══ Provided entries

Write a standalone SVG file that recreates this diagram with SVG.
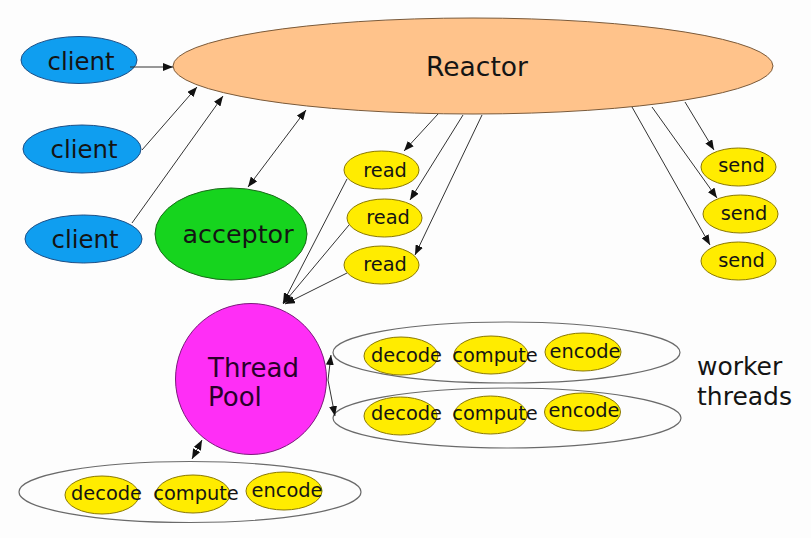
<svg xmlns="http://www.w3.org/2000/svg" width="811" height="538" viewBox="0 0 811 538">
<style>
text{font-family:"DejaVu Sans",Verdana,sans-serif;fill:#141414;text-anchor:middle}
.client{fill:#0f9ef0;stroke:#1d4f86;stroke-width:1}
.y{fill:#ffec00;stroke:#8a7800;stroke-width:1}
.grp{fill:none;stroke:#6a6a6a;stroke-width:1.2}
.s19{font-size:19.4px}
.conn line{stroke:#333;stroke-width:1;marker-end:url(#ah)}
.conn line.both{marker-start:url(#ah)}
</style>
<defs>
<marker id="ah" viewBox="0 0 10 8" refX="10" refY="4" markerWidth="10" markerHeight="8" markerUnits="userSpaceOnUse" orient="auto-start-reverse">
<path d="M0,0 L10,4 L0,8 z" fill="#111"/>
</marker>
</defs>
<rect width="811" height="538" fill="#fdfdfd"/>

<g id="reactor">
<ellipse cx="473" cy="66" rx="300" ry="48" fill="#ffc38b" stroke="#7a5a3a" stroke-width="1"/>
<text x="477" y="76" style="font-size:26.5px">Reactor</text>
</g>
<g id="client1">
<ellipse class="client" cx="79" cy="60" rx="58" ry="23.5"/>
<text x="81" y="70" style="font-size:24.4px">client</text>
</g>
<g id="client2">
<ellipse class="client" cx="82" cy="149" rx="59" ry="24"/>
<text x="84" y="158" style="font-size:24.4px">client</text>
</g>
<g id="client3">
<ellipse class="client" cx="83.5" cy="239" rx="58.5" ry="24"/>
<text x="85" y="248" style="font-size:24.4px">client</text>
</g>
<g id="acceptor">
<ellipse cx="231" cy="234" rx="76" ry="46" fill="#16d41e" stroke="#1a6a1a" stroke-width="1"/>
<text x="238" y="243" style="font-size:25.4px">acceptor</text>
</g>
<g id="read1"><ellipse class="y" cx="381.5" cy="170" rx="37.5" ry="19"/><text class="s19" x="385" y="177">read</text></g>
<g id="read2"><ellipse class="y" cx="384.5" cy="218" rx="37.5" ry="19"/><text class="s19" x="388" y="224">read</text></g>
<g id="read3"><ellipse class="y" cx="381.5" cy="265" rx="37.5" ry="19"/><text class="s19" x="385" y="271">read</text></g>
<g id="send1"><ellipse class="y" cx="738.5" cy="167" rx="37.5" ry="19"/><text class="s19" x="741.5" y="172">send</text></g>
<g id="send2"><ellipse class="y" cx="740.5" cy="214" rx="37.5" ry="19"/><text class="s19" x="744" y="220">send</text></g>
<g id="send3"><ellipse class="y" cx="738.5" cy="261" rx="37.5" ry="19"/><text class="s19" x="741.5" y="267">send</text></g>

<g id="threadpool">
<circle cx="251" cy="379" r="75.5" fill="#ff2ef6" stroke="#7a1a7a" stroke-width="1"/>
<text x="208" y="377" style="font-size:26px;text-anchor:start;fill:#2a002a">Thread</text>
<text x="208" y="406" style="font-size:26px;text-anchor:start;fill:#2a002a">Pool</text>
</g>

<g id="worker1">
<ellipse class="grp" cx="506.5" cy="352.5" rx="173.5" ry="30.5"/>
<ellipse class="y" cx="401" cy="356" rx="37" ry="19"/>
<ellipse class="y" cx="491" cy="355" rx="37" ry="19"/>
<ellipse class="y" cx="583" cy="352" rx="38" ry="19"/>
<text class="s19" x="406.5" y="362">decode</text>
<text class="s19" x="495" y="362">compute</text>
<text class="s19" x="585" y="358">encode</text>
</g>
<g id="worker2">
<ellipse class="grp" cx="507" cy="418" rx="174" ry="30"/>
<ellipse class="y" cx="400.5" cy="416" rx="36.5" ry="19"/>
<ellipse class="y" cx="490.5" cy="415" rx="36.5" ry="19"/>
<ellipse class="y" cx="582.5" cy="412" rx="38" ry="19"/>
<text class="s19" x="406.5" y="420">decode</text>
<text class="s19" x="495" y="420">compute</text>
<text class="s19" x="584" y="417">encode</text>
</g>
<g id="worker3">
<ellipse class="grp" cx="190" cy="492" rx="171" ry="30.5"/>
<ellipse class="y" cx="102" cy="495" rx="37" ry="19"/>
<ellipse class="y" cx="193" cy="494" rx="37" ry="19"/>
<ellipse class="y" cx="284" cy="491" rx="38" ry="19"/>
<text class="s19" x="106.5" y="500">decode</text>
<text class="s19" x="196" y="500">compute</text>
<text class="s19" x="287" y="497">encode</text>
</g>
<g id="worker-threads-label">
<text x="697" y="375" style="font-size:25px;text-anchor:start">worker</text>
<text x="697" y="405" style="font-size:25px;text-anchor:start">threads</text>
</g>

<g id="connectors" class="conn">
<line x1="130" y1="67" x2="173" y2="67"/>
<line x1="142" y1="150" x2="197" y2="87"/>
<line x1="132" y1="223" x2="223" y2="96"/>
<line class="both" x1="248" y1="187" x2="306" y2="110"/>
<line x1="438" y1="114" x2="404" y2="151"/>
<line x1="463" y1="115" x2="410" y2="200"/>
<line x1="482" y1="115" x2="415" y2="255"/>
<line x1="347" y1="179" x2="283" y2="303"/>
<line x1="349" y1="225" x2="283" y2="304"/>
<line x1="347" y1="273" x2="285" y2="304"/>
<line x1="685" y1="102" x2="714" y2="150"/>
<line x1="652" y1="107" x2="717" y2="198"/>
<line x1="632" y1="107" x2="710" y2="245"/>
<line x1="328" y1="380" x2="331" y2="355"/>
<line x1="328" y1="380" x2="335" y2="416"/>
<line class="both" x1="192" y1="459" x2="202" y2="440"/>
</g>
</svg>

════
══ Provided entries

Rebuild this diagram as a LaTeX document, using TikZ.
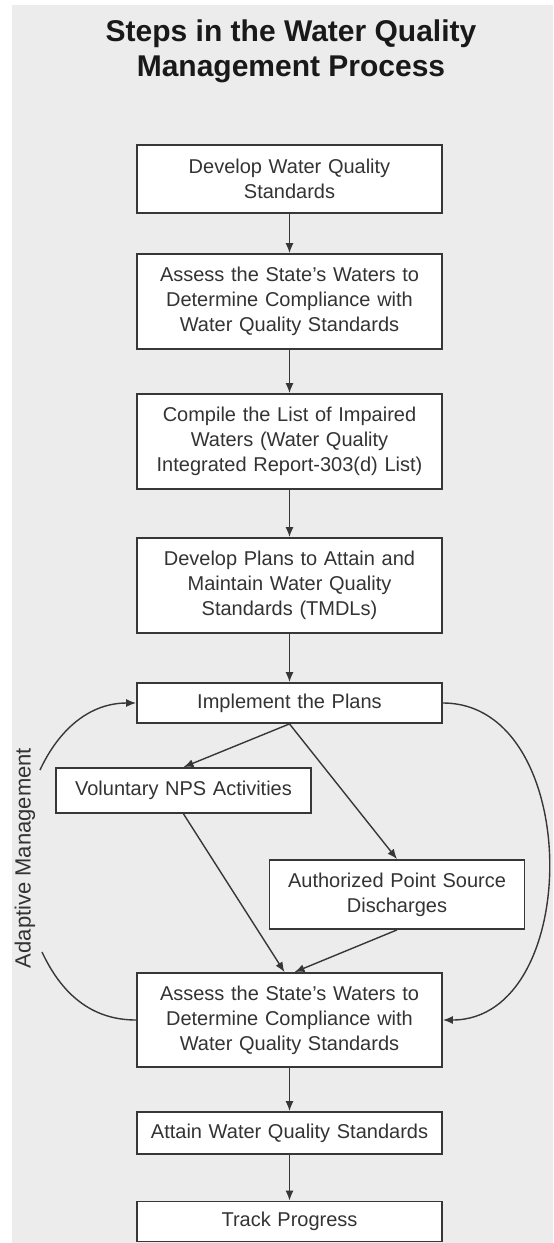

════

Goal: Work out how many lines of the listing above include "diagram". Answer with the number and nothing more.

Written response: 2